Provided records:

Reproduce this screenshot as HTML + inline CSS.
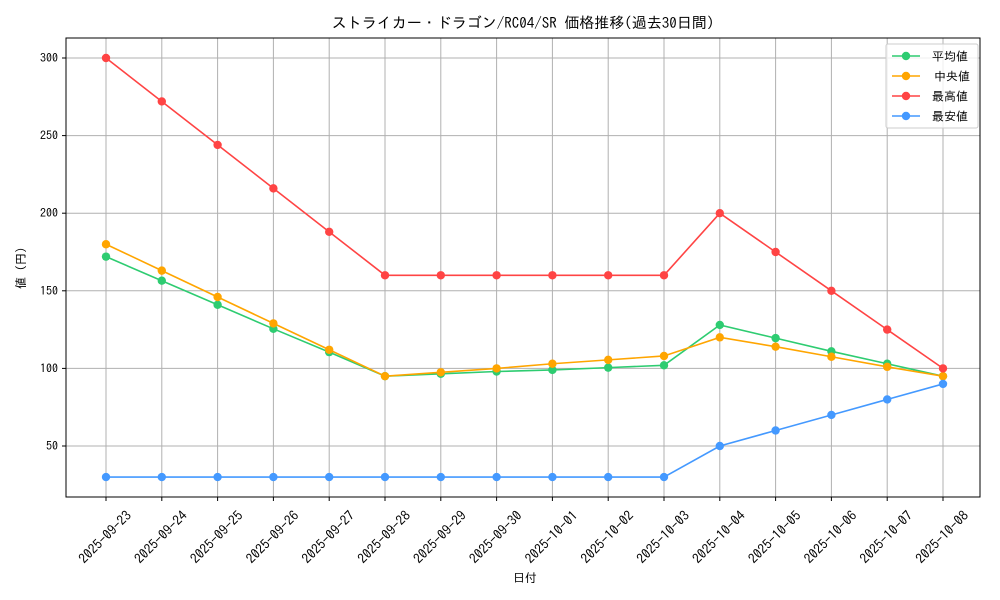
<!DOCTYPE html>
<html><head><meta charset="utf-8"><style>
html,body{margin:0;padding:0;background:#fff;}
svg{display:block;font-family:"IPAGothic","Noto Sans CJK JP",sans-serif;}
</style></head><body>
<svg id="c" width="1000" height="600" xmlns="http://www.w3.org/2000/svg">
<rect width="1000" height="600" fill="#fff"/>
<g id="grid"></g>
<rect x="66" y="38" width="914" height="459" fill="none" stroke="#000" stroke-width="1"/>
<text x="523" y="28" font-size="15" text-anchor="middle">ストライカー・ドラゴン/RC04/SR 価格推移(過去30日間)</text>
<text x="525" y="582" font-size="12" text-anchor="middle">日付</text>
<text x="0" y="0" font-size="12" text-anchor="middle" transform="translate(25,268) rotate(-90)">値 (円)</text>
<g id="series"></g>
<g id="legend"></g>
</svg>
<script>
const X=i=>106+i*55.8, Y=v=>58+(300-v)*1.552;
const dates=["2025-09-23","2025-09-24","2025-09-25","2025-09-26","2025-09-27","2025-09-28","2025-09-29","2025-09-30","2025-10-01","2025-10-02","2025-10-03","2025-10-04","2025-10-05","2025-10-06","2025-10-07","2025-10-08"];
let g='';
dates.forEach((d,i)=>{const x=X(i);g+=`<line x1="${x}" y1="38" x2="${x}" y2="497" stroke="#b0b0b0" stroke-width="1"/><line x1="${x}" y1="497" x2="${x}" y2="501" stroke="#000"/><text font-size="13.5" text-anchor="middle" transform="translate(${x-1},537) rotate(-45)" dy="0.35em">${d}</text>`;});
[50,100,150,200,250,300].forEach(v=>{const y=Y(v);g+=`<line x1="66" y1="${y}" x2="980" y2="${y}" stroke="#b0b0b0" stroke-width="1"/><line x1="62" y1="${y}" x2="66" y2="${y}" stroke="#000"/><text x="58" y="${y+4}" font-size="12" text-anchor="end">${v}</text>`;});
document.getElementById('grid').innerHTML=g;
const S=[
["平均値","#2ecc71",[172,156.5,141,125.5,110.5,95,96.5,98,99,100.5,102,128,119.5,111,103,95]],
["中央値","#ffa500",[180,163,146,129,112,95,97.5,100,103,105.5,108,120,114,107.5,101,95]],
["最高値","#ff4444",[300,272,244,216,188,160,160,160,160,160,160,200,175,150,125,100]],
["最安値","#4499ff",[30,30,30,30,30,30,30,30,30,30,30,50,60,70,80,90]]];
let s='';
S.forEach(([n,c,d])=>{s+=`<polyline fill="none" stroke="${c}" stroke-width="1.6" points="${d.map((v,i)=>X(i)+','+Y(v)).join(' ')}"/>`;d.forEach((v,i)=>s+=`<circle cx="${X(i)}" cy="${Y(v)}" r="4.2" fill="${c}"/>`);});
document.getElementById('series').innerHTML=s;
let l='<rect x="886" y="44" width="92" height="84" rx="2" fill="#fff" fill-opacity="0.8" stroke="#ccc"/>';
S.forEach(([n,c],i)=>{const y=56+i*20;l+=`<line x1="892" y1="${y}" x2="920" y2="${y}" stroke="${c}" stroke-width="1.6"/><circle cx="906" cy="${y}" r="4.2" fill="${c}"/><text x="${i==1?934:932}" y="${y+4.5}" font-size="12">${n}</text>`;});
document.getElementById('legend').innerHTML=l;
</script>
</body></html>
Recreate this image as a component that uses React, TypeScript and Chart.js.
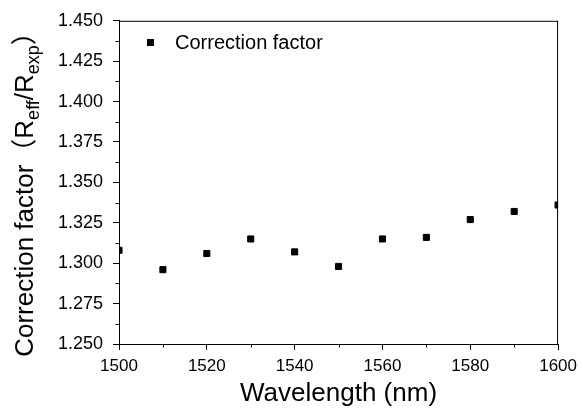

* * *

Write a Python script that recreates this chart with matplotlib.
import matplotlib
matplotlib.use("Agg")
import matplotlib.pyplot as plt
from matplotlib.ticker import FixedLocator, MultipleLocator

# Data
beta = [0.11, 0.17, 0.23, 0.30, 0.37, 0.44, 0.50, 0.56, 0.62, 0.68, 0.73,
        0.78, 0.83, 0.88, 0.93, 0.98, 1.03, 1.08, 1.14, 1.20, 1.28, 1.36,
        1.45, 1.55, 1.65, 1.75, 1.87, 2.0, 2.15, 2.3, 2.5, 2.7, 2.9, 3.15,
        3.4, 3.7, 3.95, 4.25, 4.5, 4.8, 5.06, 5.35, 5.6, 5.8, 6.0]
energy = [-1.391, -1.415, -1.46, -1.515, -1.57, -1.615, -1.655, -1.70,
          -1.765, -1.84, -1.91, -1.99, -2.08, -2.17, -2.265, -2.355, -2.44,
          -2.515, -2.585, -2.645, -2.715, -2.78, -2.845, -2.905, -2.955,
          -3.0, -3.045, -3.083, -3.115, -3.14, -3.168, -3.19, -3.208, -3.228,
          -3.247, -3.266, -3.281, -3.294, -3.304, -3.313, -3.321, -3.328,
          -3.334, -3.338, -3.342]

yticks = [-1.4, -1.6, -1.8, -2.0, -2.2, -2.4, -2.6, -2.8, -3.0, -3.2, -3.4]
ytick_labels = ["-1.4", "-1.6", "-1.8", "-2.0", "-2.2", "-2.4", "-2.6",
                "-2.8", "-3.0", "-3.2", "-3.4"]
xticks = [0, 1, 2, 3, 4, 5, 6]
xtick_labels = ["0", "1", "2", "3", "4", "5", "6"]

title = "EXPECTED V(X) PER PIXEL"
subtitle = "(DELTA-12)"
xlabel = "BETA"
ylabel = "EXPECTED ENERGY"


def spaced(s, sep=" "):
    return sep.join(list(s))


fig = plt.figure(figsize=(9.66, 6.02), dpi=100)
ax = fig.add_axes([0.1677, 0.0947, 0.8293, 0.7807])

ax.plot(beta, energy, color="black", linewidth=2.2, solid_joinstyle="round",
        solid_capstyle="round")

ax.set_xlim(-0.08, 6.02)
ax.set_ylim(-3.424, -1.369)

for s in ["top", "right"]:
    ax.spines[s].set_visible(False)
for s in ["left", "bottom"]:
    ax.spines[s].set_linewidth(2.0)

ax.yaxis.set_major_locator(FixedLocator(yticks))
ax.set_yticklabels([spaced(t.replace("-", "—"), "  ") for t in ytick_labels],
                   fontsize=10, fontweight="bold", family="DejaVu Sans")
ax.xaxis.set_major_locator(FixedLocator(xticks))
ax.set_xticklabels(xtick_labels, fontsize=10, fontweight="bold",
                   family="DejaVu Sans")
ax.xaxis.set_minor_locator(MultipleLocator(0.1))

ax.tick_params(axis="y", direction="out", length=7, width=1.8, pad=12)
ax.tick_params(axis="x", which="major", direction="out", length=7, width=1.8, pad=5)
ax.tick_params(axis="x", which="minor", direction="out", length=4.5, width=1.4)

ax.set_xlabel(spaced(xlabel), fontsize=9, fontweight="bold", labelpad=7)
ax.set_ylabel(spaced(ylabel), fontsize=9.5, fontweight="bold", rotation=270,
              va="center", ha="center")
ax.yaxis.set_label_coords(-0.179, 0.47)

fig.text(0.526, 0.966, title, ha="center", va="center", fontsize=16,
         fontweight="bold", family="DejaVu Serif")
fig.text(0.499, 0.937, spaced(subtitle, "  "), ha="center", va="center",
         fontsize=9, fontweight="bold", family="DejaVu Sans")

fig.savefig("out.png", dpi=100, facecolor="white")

...

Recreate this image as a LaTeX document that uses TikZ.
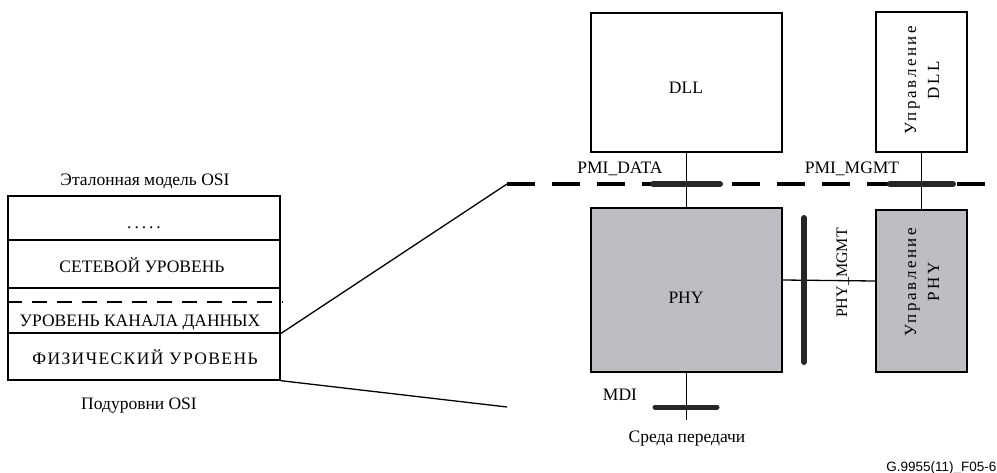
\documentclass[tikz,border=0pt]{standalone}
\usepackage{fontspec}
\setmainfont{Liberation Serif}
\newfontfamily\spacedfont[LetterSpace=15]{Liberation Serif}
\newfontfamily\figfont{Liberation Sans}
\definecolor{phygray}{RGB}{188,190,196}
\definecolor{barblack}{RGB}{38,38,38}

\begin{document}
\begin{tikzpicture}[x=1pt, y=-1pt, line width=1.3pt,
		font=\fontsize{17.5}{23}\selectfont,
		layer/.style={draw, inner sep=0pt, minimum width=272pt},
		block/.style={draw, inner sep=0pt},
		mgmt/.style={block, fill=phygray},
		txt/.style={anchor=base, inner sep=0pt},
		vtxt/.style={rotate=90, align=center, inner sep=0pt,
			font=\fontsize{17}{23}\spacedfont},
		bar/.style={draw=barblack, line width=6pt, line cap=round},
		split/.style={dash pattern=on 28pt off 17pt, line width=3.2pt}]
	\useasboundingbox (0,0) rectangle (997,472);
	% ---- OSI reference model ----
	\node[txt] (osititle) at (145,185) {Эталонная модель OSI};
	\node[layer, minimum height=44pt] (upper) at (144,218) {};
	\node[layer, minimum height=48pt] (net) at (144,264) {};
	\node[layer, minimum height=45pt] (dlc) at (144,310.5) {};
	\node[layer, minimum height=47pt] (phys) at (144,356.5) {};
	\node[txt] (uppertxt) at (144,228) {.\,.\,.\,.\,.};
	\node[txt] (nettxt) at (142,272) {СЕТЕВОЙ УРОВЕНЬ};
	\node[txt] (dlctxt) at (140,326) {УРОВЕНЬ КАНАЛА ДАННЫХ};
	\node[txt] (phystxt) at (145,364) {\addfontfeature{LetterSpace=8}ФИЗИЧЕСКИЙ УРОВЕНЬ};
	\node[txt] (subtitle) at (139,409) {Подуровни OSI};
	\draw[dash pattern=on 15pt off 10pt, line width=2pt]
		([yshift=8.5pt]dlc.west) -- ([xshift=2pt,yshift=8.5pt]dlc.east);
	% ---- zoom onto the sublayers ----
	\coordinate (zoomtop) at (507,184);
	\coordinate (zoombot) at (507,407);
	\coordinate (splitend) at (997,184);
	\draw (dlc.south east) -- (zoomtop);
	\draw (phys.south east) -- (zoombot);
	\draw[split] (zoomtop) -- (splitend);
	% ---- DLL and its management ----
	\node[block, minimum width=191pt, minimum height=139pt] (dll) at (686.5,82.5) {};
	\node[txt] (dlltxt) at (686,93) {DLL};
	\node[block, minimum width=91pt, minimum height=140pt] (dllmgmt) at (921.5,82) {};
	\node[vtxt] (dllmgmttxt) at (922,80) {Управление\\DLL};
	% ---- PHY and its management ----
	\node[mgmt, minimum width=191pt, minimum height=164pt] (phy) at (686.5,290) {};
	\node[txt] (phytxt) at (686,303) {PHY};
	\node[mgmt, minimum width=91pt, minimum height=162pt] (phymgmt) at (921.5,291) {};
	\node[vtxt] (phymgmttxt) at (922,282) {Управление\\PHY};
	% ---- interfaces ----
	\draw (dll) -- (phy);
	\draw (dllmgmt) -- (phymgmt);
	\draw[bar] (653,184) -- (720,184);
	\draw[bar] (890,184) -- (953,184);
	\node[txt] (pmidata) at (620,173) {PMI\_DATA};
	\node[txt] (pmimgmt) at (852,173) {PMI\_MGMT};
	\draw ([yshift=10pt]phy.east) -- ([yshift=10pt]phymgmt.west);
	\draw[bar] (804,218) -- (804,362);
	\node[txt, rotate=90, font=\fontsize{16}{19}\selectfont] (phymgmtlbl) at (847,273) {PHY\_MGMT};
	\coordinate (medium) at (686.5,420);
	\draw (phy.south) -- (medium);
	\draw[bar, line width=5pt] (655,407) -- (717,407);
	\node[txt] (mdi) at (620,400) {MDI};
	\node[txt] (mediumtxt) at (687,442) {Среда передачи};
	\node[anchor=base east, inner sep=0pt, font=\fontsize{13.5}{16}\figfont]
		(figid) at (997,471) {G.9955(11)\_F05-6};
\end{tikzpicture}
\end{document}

Set problem: The string "uses" may appear in lines of the listing above; tally those lines and give the number only.

Exercise solution: 2